The $827,500 Boston emergency evacuation system was installed in 2006 to demonstrate the city’s preparedness for evacuating people in snowstorms, hurricanes, infrastructure failures, fires and/or terrorist attacks.
It takes 154,000 breaths to evacuate Boston consists of:
- a series of running performances in public space (2007)
- a web podcast of breaths (2007)
- a sculptural installation of the archive of breaths (2008)
Running Performances
Website & Podcast

Project Website: www.evacuateboston.com
Archive of Breaths (sculptural piece)
Medium: custom-made table, 26 jars, 26 speaker components, wire, 13 CD players
Dimensions: 45″x72″x16″
I created a sculptural & audio archive of the collection of breaths.
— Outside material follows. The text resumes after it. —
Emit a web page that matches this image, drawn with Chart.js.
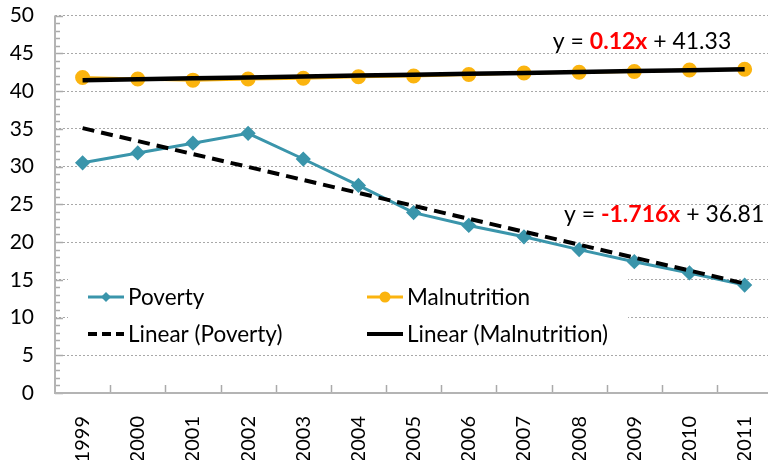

There are 26 jars on a custom-made table which correspond to the 26 runs it took to cover the evacuation routes. Each jar size corresponds to the number of breaths from that run. The speaker inside the jar plays the breaths collected from that run. (Better documentation coming soon)
This piece is on view in Experimental Geography, a traveling show curated by Nato Thompson and produced by ICI.